Announcement

Collapse
No announcement yet.
X
  • Filter
  • Time
  • Show
Clear All
new posts

  • Dealing with missing values when outputting results to Excel using tabstat

    Hi Statalist,

    I'm writing with a logistical challenge that there may be an elegant fix for. If someone has run across this and figured it out, I am hoping to benefit from your expertise.

    I am outputting a large amount of results to Excel. The results are in the format of medians and IQRs of a continuous variable, according to the values of one binary variable. I'm also presenting these results in a stratified format across a large number of different underlying factors. (I know--this is not the way I love to do things, but it was requested by a stakeholder.)

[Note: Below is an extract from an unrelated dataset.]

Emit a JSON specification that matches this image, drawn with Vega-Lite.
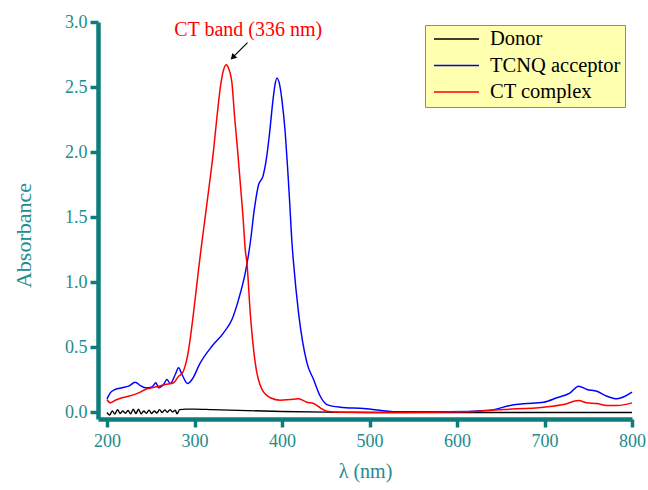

    I've adjusted my code for use with the NLSW88 dataset, with two tweaks in comments below. It seems to work almost exactly the way I want it:

    Code:
    sysuse nlsw88, clear
    
    //recoding c_city to assist with my example
    replace c_city = 2 if c_city == 0
    //recoding central city values to assist with my example
    replace c_city = 2 if married == 1
    
    cd "H:\Location_of_my_output"
    putexcel set my_excel_output.xlsx, replace
    putexcel A1 = ("Characteristic") B1 = ("Central city median wage") C1 = ("P25") D1 = ("P75") F1 = ("Non central city median wage") G1 = ("P25") H1 = ("P75") J1 = ("Overall median wage") K1 = ("P25") L1 = ("P75")
    
    global desc_vars married never_married collgrad south smsa
    local j 3
    tokenize $desc_vars
    forvalues i = 1/5 {
        tabstat wage if ``i'' == 1, by(c_city) statistics(median p25 p75) save
        return list
        putexcel A`j' = matrix(r(Stat1)'), rownames nformat(number_d2)
        putexcel E`j' = matrix(r(Stat2)'), rownames nformat(number_d2)
        putexcel I`j' = matrix(r(StatTotal)'), rownames nformat(number_d2)
        local j = `j' + 1
    }
    
    local i 3
    foreach var in $desc_vars{
        local label: var lab `var'
        putexcel A`i' = "`label'"
        local ++i
    }

    The only issue I am running into is this: Because I am slicing and dicing the data in some cases very finely, I am finding that sometimes there are no observations for individuals where married = yes and c_city == yes. This means that of course, tabstat can't calculate the median wage for individuals where married = yes and c_city == yes. So when I call the matrices r(Stat1) and r(Stat2) after tabstat, only one of those matrices is actually called.


    My binary variable is coded as 1 = yes and 2 = no (something that would be very, very confusing to change on the fly given the amount of other code and statistics being provided). This means that in cases where I do have observations for both levels, r(Stat1) represents statistics for c_city = yes, and r(Stat2) represents statistics for c_city = no. BUT, in cases where I don't have any observations for c_city = yes, r(Stat1) instead represents c_city = no.


    I know that is probably really confusing to read. Here is (roughly) what the Excel output looks like, if that helps:
    Characteristic Central city median wage P25 P75 Non central city median wage P25 P75 Overall median wage P25 P75
    married 6.21 4.27 9.29 r1 6.21 4.27 9.29
    never_married 6.28 4.33 9.57 7.21 4.90 11.61 6.82 4.35 11.03
    collgrad 5.79 4.14 7.98 11.27 7.50 14.26 9.68 6.63 12.44


    The table is reporting a value that seems like it is the median/IQR wage for married individuals living in a center city. But in reality, this is the median/IQR wage for married individuals NOT living in a center city. Because there were no married individuals living in a center city, r(Stat2) became r(Stat1) and now r(Stat2) doesn't exist at all.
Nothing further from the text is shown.